Best Western to open hotel in Haiti this year

PORT-AU-PRINCE, Haiti—Best Western International Inc. will open a high-end hotel in the Port-au-Prince metropolitan area this summer, a company executive said Thursday.

The seven-story hotel will have 105 guest rooms, a restaurant and lounge, a full spa and a swimming pool, and is aimed at business travelers, bankers and diplomats.

It will be managed by Haitians and will employ more than 50 local people after its expected opening in July or August, Best Western official Mark Williams said in a telephone interview from the company’s headquarters in Phoenix, Arizona.

“We want a nice quality product in a country that needs help,” said Williams, Best Western’s vice president for North American development. “It will be one of the best on the island.”

He said he didn’t know the immediate cost of the project but each of the 105 guest rooms will cost about $150,000.

The new hotel is the latest step in Haiti’s efforts to develop its hotel sector after the devastating earthquake two years ago. The disaster destroyed the southern half of the country, displaced more than a million people and toppled thousands of buildings, including a handful of hotels.

President Michel Martelly’s administration is trying to rebuild Haiti in part by attracting outside businesses to invest in the Caribbean nation, which was long shunned because of cumbersome laws and a reputation for graft and sporadic political unrest. Government officials hope to revive the once thriving tourism sector by developing seaside resorts.

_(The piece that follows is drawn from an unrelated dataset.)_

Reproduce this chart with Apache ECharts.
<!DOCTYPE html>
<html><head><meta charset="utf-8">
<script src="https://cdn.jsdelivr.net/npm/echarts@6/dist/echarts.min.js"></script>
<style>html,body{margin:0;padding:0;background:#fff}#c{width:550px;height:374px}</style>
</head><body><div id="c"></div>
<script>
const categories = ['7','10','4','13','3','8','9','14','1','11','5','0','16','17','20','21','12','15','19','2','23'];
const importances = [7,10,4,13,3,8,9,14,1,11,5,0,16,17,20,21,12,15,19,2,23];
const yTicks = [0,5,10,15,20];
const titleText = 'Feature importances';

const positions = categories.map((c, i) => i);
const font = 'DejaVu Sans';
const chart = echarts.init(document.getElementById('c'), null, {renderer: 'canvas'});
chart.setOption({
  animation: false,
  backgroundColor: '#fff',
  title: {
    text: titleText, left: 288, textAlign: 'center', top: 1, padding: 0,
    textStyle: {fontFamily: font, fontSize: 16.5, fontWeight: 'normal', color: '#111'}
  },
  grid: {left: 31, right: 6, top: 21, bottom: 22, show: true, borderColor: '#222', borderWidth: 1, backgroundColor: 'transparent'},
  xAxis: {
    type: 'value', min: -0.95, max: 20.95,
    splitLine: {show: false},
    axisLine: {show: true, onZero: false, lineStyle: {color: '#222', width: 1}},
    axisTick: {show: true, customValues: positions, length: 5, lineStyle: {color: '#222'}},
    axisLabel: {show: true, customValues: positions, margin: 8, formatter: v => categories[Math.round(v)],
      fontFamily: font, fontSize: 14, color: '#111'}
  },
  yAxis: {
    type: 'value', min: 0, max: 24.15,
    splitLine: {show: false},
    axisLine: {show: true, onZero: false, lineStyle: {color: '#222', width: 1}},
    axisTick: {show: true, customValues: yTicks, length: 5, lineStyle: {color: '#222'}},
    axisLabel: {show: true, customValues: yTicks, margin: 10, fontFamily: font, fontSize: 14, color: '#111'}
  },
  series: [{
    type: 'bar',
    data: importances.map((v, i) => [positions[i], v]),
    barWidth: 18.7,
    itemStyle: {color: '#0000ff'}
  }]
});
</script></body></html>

In a statement seeking to lure investors, Martelly acknowledged at the World Economic Forum in Davos, Switzerland, that corruption in Haiti had driven away investors.

“This is changing under my administration, corruption will not be tolerated, and furthermore we have a zero tolerance policy on corruption,” Martelly said, according to the statement released Thursday by the National Palace.

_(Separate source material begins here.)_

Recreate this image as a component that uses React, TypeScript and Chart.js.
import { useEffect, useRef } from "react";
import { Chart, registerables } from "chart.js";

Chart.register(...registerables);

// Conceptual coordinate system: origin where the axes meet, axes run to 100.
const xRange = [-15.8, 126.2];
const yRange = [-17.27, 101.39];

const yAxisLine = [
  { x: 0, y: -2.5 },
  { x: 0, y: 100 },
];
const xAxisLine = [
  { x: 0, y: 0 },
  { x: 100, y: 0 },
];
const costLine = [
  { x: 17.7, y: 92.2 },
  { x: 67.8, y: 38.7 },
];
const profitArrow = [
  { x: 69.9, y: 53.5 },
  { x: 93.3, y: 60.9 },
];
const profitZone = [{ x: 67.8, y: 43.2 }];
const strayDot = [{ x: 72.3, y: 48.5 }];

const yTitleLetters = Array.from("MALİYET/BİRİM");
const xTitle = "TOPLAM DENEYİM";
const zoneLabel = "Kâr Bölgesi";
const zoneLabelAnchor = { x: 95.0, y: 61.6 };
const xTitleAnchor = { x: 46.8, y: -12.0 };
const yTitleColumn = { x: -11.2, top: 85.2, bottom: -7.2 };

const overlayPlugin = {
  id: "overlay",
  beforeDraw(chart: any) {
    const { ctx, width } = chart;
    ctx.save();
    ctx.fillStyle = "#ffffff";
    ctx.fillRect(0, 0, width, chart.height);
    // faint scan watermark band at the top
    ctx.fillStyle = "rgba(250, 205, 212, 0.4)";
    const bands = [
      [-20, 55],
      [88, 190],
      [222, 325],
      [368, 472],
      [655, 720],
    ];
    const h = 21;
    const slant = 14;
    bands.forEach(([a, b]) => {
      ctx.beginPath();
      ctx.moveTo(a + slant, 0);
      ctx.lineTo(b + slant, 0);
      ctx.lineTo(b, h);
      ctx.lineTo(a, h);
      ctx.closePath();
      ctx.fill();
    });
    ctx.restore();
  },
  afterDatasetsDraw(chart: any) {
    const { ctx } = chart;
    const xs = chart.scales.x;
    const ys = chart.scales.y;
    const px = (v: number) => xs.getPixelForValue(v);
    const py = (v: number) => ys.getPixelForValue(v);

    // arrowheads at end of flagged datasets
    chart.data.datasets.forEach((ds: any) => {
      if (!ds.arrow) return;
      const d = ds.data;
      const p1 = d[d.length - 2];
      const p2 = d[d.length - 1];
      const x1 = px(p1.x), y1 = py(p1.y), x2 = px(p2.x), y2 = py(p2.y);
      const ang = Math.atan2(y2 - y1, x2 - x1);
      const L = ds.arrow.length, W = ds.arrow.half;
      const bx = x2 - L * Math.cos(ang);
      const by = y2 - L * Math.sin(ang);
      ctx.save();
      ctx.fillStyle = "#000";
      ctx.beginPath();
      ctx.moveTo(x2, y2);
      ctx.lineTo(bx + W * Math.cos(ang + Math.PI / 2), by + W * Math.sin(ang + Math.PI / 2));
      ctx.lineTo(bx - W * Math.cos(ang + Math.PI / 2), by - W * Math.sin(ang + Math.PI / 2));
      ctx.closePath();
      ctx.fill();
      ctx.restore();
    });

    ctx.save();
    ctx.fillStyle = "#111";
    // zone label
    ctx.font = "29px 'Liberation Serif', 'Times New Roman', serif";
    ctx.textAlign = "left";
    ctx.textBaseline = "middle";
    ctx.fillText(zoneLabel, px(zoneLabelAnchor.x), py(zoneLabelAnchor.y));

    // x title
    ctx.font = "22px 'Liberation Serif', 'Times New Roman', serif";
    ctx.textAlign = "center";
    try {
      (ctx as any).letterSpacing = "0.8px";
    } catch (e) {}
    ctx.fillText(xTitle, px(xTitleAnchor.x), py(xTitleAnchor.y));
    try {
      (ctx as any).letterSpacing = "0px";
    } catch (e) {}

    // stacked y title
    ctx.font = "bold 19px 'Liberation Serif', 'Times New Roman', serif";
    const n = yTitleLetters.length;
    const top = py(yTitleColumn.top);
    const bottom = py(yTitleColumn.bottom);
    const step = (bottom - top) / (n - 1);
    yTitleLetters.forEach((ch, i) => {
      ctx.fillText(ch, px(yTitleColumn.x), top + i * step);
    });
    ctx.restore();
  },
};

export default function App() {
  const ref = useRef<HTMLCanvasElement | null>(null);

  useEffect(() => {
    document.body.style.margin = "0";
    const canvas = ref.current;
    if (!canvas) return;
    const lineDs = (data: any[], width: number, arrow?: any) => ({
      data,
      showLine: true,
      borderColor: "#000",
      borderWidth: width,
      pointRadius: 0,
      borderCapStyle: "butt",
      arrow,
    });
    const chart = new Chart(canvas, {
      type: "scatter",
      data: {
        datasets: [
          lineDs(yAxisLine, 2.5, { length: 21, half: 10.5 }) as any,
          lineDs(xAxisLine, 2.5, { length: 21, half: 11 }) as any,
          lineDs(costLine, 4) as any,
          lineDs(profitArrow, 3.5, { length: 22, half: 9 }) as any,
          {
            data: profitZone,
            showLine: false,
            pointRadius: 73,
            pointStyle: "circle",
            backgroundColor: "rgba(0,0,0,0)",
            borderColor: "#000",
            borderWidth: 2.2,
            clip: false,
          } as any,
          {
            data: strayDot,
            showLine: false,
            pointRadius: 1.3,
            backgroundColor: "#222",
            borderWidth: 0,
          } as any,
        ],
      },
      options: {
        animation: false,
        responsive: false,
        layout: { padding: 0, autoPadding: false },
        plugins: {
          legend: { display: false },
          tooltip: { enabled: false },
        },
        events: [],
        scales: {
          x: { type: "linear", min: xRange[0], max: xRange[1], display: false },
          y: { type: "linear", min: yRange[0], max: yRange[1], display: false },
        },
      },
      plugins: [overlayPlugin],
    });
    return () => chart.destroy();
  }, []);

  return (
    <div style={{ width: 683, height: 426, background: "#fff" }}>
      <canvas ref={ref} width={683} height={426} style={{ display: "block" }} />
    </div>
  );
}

Plans to bring Best Western to Haiti began before the earthquake, in 2008, when a group of Haitian investors led by Christopher Handal, approached the chain about opening a hotel in Haiti, Williams said.

After the quake, Best Western raised about $200,000 from customers and employees in a special relief fund and gave the money for Haiti projects run by World Vision, a religious charity.

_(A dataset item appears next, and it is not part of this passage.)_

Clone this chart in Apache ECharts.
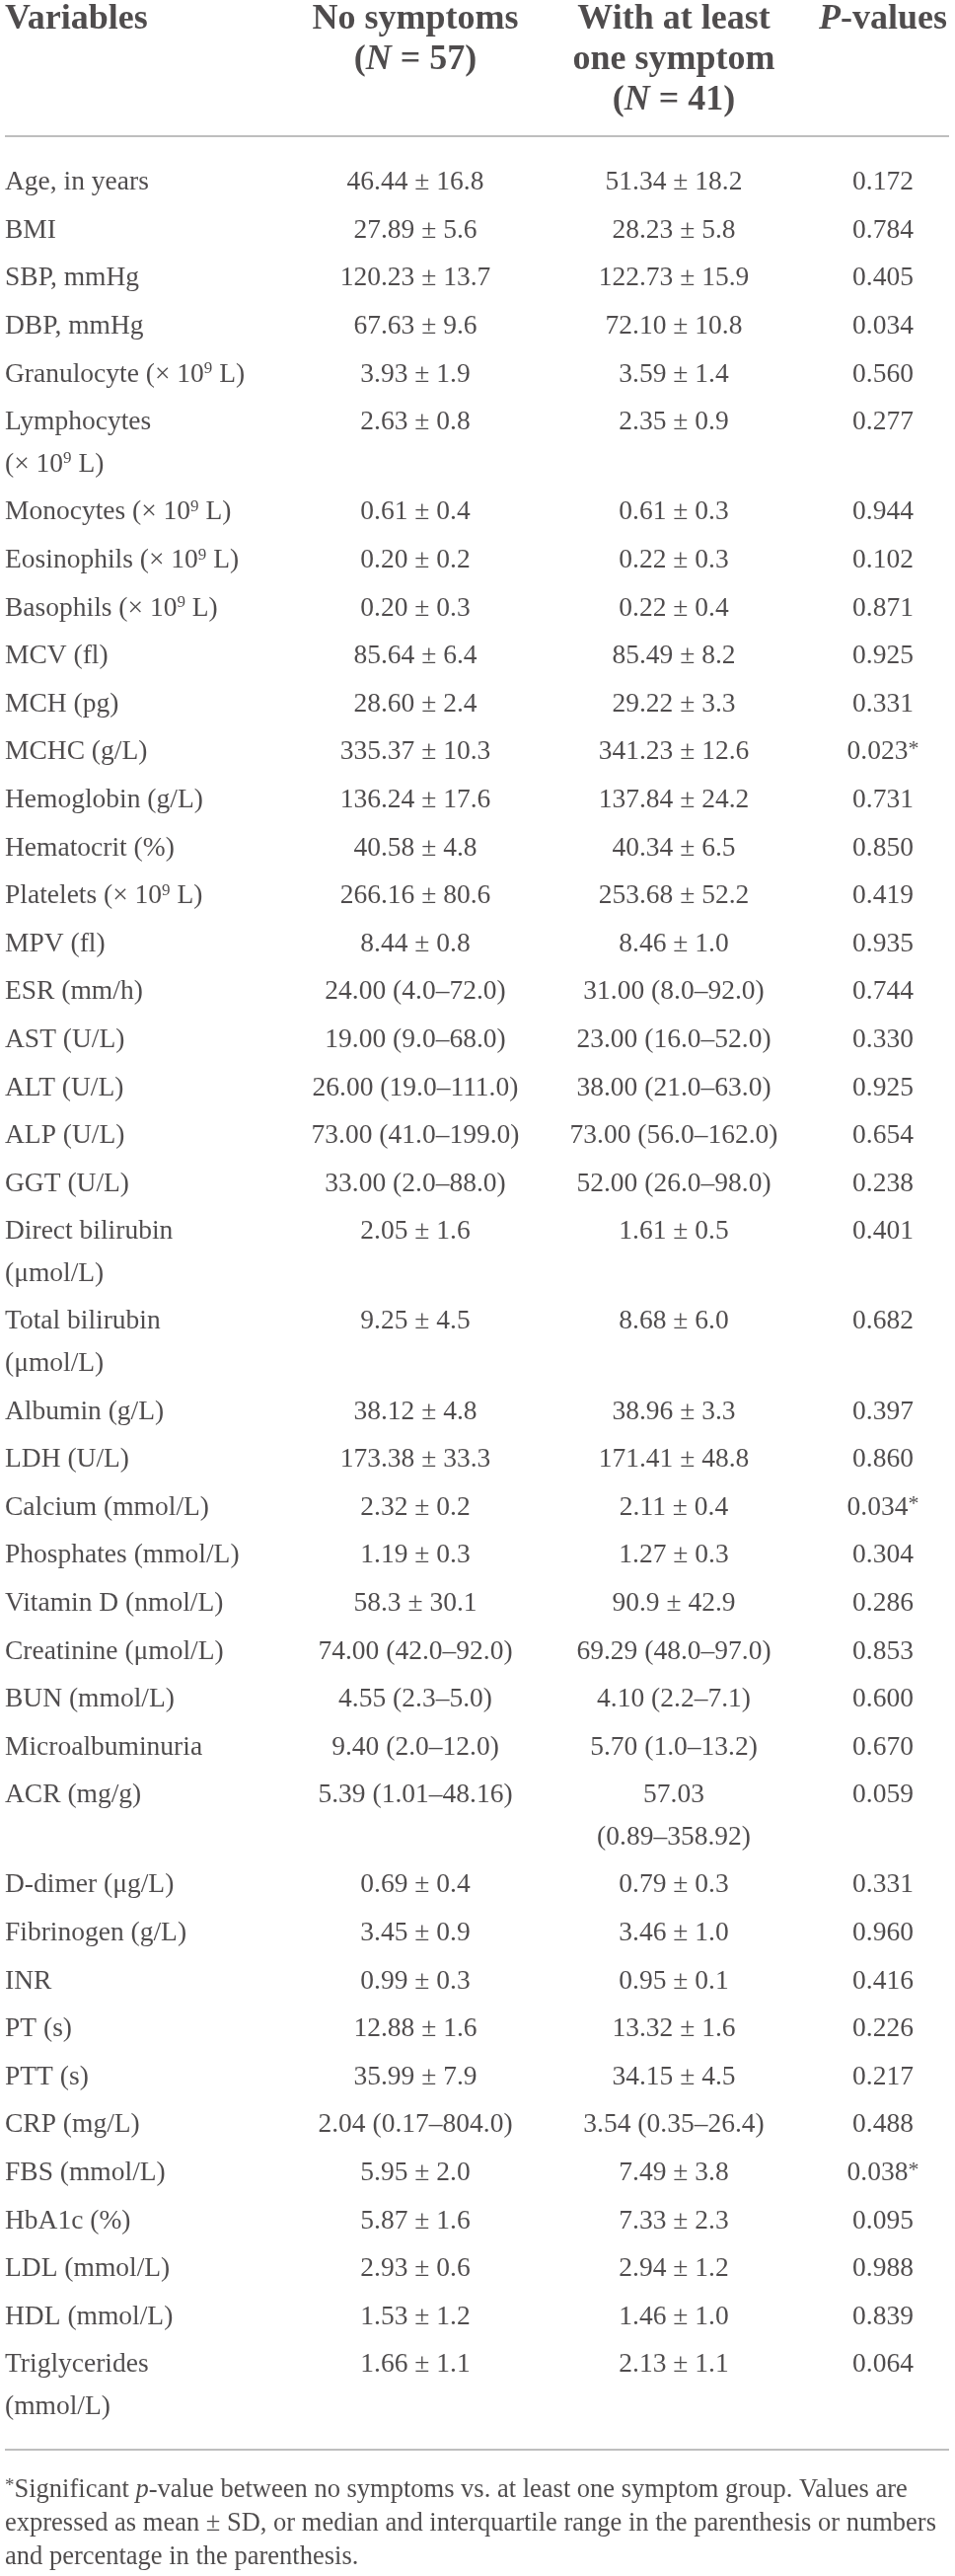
<!DOCTYPE html>
<html>
<head>
<meta charset="utf-8">
<script src="https://cdn.jsdelivr.net/npm/echarts@6/dist/echarts.min.js"></script>
<style>
  html, body { margin: 0; padding: 0; background: #fff; }
  #table-chart { width: 968px; height: 2610px; }
</style>
</head>
<body>
<div id="table-chart"></div>
<script>
// column headers ({ni|..} / {pi|..} = italic bold)
var headers = [
  "Variables",
  "No symptoms\n({ni|N} = 57)",
  "With at least\none symptom\n({ni|N} = 41)",
  "{pi|P}-values",
];

var variables = [
  "Age, in years",
  "BMI",
  "SBP, mmHg",
  "DBP, mmHg",
  "Granulocyte (× 10{sup|9} L)",
  "Lymphocytes\n(× 10{sup|9} L)",
  "Monocytes (× 10{sup|9} L)",
  "Eosinophils (× 10{sup|9} L)",
  "Basophils (× 10{sup|9} L)",
  "MCV (fl)",
  "MCH (pg)",
  "MCHC (g/L)",
  "Hemoglobin (g/L)",
  "Hematocrit (%)",
  "Platelets (× 10{sup|9} L)",
  "MPV (fl)",
  "ESR (mm/h)",
  "AST (U/L)",
  "ALT (U/L)",
  "ALP (U/L)",
  "GGT (U/L)",
  "Direct bilirubin\n(μmol/L)",
  "Total bilirubin\n(μmol/L)",
  "Albumin (g/L)",
  "LDH (U/L)",
  "Calcium (mmol/L)",
  "Phosphates (mmol/L)",
  "Vitamin D (nmol/L)",
  "Creatinine (μmol/L)",
  "BUN (mmol/L)",
  "Microalbuminuria",
  "ACR (mg/g)",
  "D-dimer (μg/L)",
  "Fibrinogen (g/L)",
  "INR",
  "PT (s)",
  "PTT (s)",
  "CRP (mg/L)",
  "FBS (mmol/L)",
  "HbA1c (%)",
  "LDL (mmol/L)",
  "HDL (mmol/L)",
  "Triglycerides\n(mmol/L)",
];

var noSymptoms = [
  "46.44 ± 16.8", "27.89 ± 5.6", "120.23 ± 13.7", "67.63 ± 9.6", "3.93 ± 1.9",
  "2.63 ± 0.8", "0.61 ± 0.4", "0.20 ± 0.2", "0.20 ± 0.3", "85.64 ± 6.4",
  "28.60 ± 2.4", "335.37 ± 10.3", "136.24 ± 17.6", "40.58 ± 4.8", "266.16 ± 80.6",
  "8.44 ± 0.8", "24.00 (4.0–72.0)", "19.00 (9.0–68.0)", "26.00 (19.0–111.0)", "73.00 (41.0–199.0)",
  "33.00 (2.0–88.0)", "2.05 ± 1.6", "9.25 ± 4.5", "38.12 ± 4.8", "173.38 ± 33.3",
  "2.32 ± 0.2", "1.19 ± 0.3", "58.3 ± 30.1", "74.00 (42.0–92.0)", "4.55 (2.3–5.0)",
  "9.40 (2.0–12.0)", "5.39 (1.01–48.16)", "0.69 ± 0.4", "3.45 ± 0.9", "0.99 ± 0.3",
  "12.88 ± 1.6", "35.99 ± 7.9", "2.04 (0.17–804.0)", "5.95 ± 2.0", "5.87 ± 1.6",
  "2.93 ± 0.6", "1.53 ± 1.2", "1.66 ± 1.1",
];

var withSymptom = [
  "51.34 ± 18.2", "28.23 ± 5.8", "122.73 ± 15.9", "72.10 ± 10.8", "3.59 ± 1.4",
  "2.35 ± 0.9", "0.61 ± 0.3", "0.22 ± 0.3", "0.22 ± 0.4", "85.49 ± 8.2",
  "29.22 ± 3.3", "341.23 ± 12.6", "137.84 ± 24.2", "40.34 ± 6.5", "253.68 ± 52.2",
  "8.46 ± 1.0", "31.00 (8.0–92.0)", "23.00 (16.0–52.0)", "38.00 (21.0–63.0)", "73.00 (56.0–162.0)",
  "52.00 (26.0–98.0)", "1.61 ± 0.5", "8.68 ± 6.0", "38.96 ± 3.3", "171.41 ± 48.8",
  "2.11 ± 0.4", "1.27 ± 0.3", "90.9 ± 42.9", "69.29 (48.0–97.0)", "4.10 (2.2–7.1)",
  "5.70 (1.0–13.2)", "57.03\n(0.89–358.92)", "0.79 ± 0.3", "3.46 ± 1.0", "0.95 ± 0.1",
  "13.32 ± 1.6", "34.15 ± 4.5", "3.54 (0.35–26.4)", "7.49 ± 3.8", "7.33 ± 2.3",
  "2.94 ± 1.2", "1.46 ± 1.0", "2.13 ± 1.1",
];

var pValues = [
  "0.172", "0.784", "0.405", "0.034", "0.560",
  "0.277", "0.944", "0.102", "0.871", "0.925",
  "0.331", "0.023{ast|*}", "0.731", "0.850", "0.419",
  "0.935", "0.744", "0.330", "0.925", "0.654",
  "0.238", "0.401", "0.682", "0.397", "0.860",
  "0.034{ast|*}", "0.304", "0.286", "0.853", "0.600",
  "0.670", "0.059", "0.331", "0.960", "0.416",
  "0.226", "0.217", "0.488", "0.038{ast|*}", "0.095",
  "0.988", "0.839", "0.064",
];

var footnote = [
  "{ast|*}Significant {it|p}-value between no symptoms vs. at least one symptom group. Values are",
  "expressed as mean ± SD, or median and interquartile range in the parenthesis or numbers",
  "and percentage in the parenthesis.",
];

// layout / style
var INK = "#231f20";
var RULE = "#a9a9a9";
var SERIF = '"Liberation Serif", "Times New Roman", serif';
var colX = [5, 421, 683, 895];
var colAlign = ["left", "center", "center", "center"];
var headTop = 20, headLine = 41;
var bodyTop = 185, rowStep = 48.6, subLine = 42.5;
var footTop = 2523, footLine = 34;

var bodyRich = {
  sup: { fontFamily: SERIF, fontSize: 17, color: INK, verticalAlign: "top" },
  ast: { fontFamily: SERIF, fontSize: 22, color: INK, verticalAlign: "top" },
};
var headRich = {
  ni: { fontFamily: SERIF, fontSize: 36, fontWeight: "bold", fontStyle: "italic", color: INK },
  pi: { fontFamily: SERIF, fontSize: 36, fontWeight: "bold", fontStyle: "italic", color: INK },
};
var footRich = {
  ast: { fontFamily: SERIF, fontSize: 19, color: INK, verticalAlign: "top" },
  it: { fontFamily: SERIF, fontSize: 26.5, fontStyle: "italic", color: INK },
};

// y of the first line of each body row
var rowY = [];
var extra = 0;
for (var i = 0; i < variables.length; i++) {
  rowY.push(bodyTop + i * rowStep + extra * subLine);
  var lines = Math.max(
    variables[i].split("\n").length,
    noSymptoms[i].split("\n").length,
    withSymptom[i].split("\n").length,
    pValues[i].split("\n").length
  );
  extra += lines - 1;
}
var lastRow = variables.length - 1;
var lastLineY = rowY[lastRow] + (variables[lastRow].split("\n").length - 1) * subLine;
var headRuleY = bodyTop - 47;
var footRuleY = lastLineY + 43;

function cellPoints(text, x, y, step) {
  return text.split("\n").map(function (t, k) {
    return { name: t, value: [x, y + k * step] };
  });
}

function textSeries(data, align, font, rich) {
  return {
    type: "scatter",
    symbolSize: 1,
    itemStyle: { color: "rgba(0,0,0,0)" },
    silent: true,
    clip: false,
    label: {
      show: true,
      position: "inside",
      align: align,
      verticalAlign: "middle",
      formatter: function (params) {
        return params.name;
      },
      fontFamily: SERIF,
      fontSize: font.size,
      fontWeight: font.weight || "normal",
      color: INK,
      rich: rich,
    },
    data: data,
  };
}

var columns = [variables, noSymptoms, withSymptom, pValues];
var series = [];

// header row
headers.forEach(function (h, c) {
  series.push(
    textSeries(cellPoints(h, colX[c], headTop, headLine), colAlign[c], { size: 36, weight: "bold" }, headRich)
  );
});

// body columns
columns.forEach(function (col, c) {
  var data = [];
  col.forEach(function (cell, i) {
    data = data.concat(cellPoints(cell, colX[c], rowY[i], subLine));
  });
  series.push(textSeries(data, colAlign[c], { size: 27.5 }, bodyRich));
});

// footnote
var footData = footnote.map(function (t, k) {
  return { name: t, value: [colX[0], footTop + k * footLine] };
});
series.push(textSeries(footData, "left", { size: 26.5 }, footRich));

// horizontal rules
series[0].markLine = {
  silent: true,
  symbol: ["none", "none"],
  label: { show: false },
  lineStyle: { color: RULE, width: 1.5, type: "solid" },
  data: [{ yAxis: headRuleY }, { yAxis: footRuleY }],
};

var chartDom = document.getElementById("table-chart");
var myChart = echarts.init(chartDom);
var option = {
  animation: false,
  backgroundColor: "#fff",
  grid: { left: 5, right: 6, top: 0, bottom: 0 },
  xAxis: { type: "value", min: 5, max: 962, show: false },
  yAxis: { type: "value", min: 0, max: 2610, inverse: true, show: false },
  series: series,
};
option && myChart.setOption(option);
</script>
</body>
</html>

When the hotel opens this summer in the heart of Petionville, a hillside city southeast of the capital, the majority of the property will be Haitian-owned, Williams said.

Best Western, which operates in more than 100 countries, isn’t the only one coming to Haiti.

Marriott International Inc. announced plans in November for a $45 million, 173-room hotel, to be built in partnership with the Digicel mobile phone company. The hotel is scheduled to open in 2014.